* begin SUPPLIED INFORMATION *

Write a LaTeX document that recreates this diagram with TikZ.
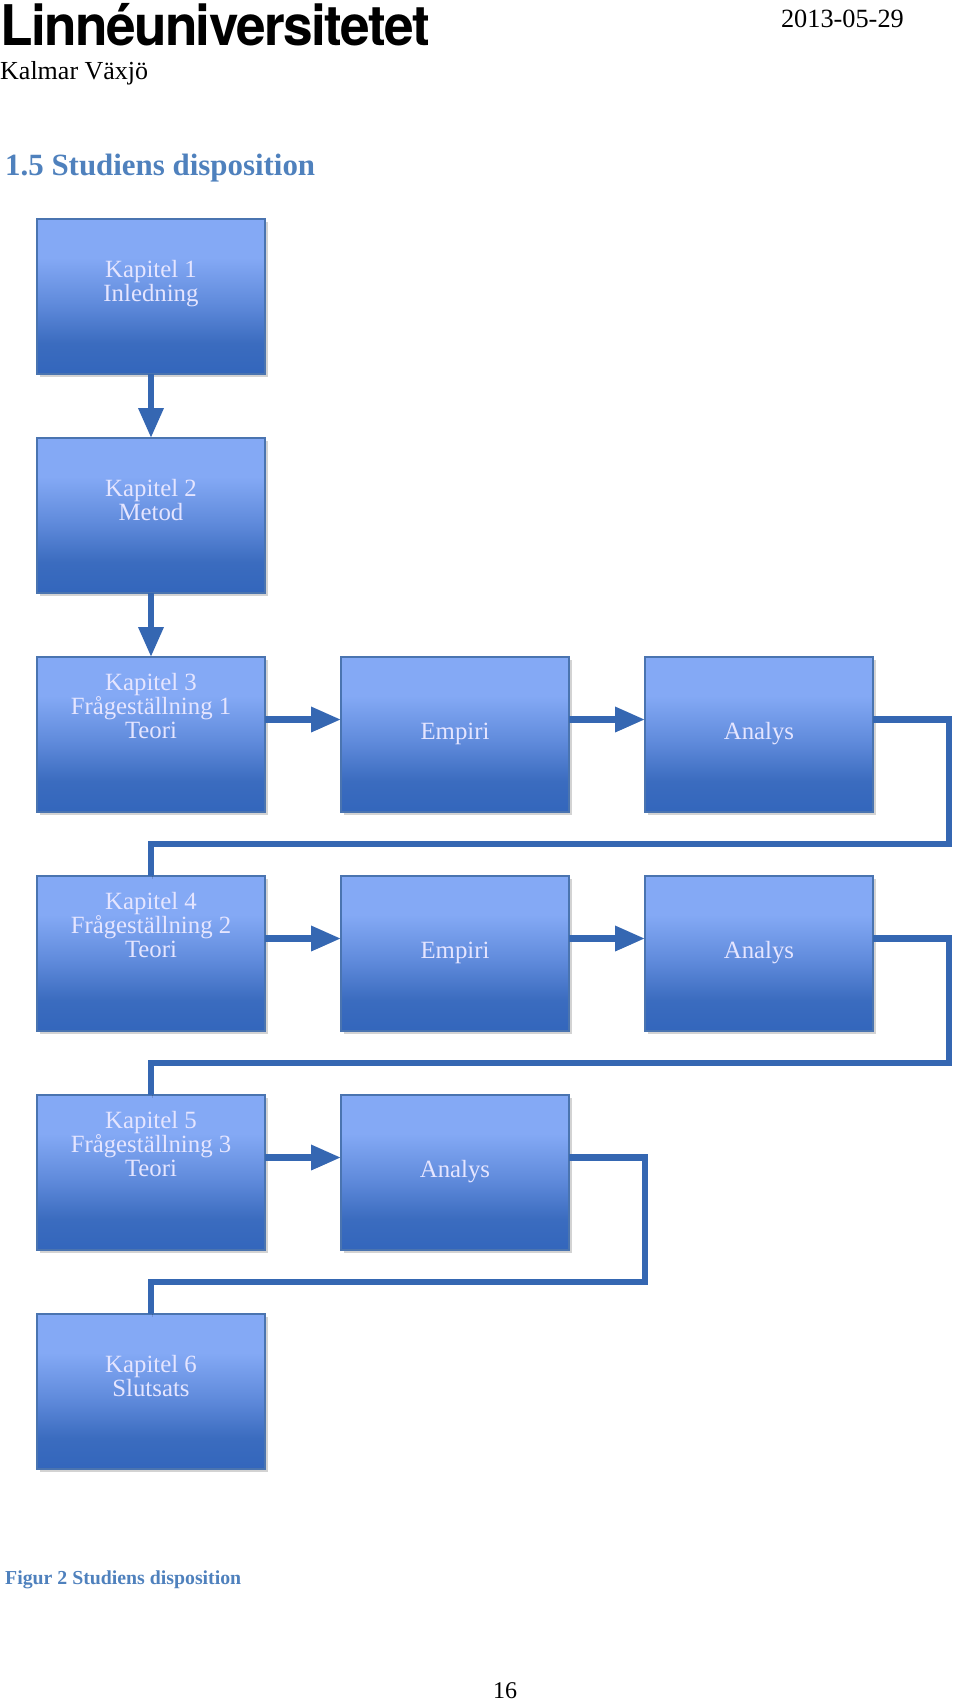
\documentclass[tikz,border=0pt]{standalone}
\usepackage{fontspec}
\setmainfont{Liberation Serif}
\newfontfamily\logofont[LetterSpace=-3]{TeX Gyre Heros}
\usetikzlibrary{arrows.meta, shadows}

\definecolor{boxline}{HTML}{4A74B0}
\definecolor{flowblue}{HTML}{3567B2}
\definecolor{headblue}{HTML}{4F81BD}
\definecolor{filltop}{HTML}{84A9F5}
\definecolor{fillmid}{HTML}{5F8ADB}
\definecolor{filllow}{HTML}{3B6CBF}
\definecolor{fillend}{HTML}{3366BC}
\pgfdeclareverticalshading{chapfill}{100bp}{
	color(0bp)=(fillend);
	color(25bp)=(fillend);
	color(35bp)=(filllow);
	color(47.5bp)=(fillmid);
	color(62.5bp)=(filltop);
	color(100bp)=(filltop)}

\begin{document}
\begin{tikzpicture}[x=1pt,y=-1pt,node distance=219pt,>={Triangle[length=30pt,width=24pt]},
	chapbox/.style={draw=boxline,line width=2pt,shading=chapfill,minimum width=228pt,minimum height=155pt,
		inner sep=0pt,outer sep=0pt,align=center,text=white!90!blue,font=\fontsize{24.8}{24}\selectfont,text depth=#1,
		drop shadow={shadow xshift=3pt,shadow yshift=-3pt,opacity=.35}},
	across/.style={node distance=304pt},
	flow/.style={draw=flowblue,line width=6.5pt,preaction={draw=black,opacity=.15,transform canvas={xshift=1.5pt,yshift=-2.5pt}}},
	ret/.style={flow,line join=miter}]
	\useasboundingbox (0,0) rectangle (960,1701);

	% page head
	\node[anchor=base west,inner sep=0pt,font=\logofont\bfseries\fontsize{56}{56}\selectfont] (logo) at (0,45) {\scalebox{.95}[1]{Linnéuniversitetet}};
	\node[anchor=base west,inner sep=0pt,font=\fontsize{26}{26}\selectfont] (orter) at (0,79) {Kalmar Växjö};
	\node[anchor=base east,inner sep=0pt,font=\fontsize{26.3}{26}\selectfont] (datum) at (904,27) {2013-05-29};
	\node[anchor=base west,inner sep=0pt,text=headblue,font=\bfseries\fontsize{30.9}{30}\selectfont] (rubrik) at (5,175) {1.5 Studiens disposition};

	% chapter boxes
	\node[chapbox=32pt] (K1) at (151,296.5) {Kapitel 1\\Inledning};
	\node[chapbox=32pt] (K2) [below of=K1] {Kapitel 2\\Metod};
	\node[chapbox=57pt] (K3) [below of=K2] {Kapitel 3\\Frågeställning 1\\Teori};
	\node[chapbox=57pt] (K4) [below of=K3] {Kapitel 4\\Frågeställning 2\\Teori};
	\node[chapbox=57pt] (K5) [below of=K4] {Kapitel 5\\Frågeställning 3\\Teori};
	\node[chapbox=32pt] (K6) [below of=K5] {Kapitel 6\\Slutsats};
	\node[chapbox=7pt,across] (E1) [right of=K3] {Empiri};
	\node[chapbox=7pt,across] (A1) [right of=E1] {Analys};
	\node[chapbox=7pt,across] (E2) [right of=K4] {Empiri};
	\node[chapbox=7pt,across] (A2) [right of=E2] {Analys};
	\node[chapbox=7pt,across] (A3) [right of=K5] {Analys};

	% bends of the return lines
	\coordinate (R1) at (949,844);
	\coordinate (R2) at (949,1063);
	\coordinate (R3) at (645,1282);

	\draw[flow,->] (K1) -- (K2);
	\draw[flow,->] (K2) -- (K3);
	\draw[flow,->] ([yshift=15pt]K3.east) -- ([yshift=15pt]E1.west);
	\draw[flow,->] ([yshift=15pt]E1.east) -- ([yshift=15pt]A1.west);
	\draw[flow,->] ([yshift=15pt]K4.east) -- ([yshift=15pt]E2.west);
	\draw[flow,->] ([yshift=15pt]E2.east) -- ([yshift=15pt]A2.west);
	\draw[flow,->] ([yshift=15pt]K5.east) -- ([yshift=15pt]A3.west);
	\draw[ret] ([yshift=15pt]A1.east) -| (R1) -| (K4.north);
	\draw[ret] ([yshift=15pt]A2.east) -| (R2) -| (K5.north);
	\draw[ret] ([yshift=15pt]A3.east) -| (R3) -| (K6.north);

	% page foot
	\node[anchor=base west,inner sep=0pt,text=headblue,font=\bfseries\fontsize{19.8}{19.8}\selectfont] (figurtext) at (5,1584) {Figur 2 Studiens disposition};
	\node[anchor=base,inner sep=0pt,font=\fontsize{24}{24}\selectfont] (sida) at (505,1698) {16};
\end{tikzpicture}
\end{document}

* end SUPPLIED INFORMATION *

WHAT IS ASKED: Only lines belong in the copy: transcribe those from the start of the data through the line that contains "(rubrik) at (5,175)", and skip the pictures.

RESPONSE TO THE TASK:
Write a LaTeX document that recreates this diagram with TikZ.
\documentclass[tikz,border=0pt]{standalone}
\usepackage{fontspec}
\setmainfont{Liberation Serif}
\newfontfamily\logofont[LetterSpace=-3]{TeX Gyre Heros}
\usetikzlibrary{arrows.meta, shadows}

\definecolor{boxline}{HTML}{4A74B0}
\definecolor{flowblue}{HTML}{3567B2}
\definecolor{headblue}{HTML}{4F81BD}
\definecolor{filltop}{HTML}{84A9F5}
\definecolor{fillmid}{HTML}{5F8ADB}
\definecolor{filllow}{HTML}{3B6CBF}
\definecolor{fillend}{HTML}{3366BC}
\pgfdeclareverticalshading{chapfill}{100bp}{
	color(0bp)=(fillend);
	color(25bp)=(fillend);
	color(35bp)=(filllow);
	color(47.5bp)=(fillmid);
	color(62.5bp)=(filltop);
	color(100bp)=(filltop)}

\begin{document}
\begin{tikzpicture}[x=1pt,y=-1pt,node distance=219pt,>={Triangle[length=30pt,width=24pt]},
	chapbox/.style={draw=boxline,line width=2pt,shading=chapfill,minimum width=228pt,minimum height=155pt,
		inner sep=0pt,outer sep=0pt,align=center,text=white!90!blue,font=\fontsize{24.8}{24}\selectfont,text depth=#1,
		drop shadow={shadow xshift=3pt,shadow yshift=-3pt,opacity=.35}},
	across/.style={node distance=304pt},
	flow/.style={draw=flowblue,line width=6.5pt,preaction={draw=black,opacity=.15,transform canvas={xshift=1.5pt,yshift=-2.5pt}}},
	ret/.style={flow,line join=miter}]
	\useasboundingbox (0,0) rectangle (960,1701);

	% page head
	\node[anchor=base west,inner sep=0pt,font=\logofont\bfseries\fontsize{56}{56}\selectfont] (logo) at (0,45) {\scalebox{.95}[1]{Linnéuniversitetet}};
	\node[anchor=base west,inner sep=0pt,font=\fontsize{26}{26}\selectfont] (orter) at (0,79) {Kalmar Växjö};
	\node[anchor=base east,inner sep=0pt,font=\fontsize{26.3}{26}\selectfont] (datum) at (904,27) {2013-05-29};
	\node[anchor=base west,inner sep=0pt,text=headblue,font=\bfseries\fontsize{30.9}{30}\selectfont] (rubrik) at (5,175) {1.5 Studiens disposition};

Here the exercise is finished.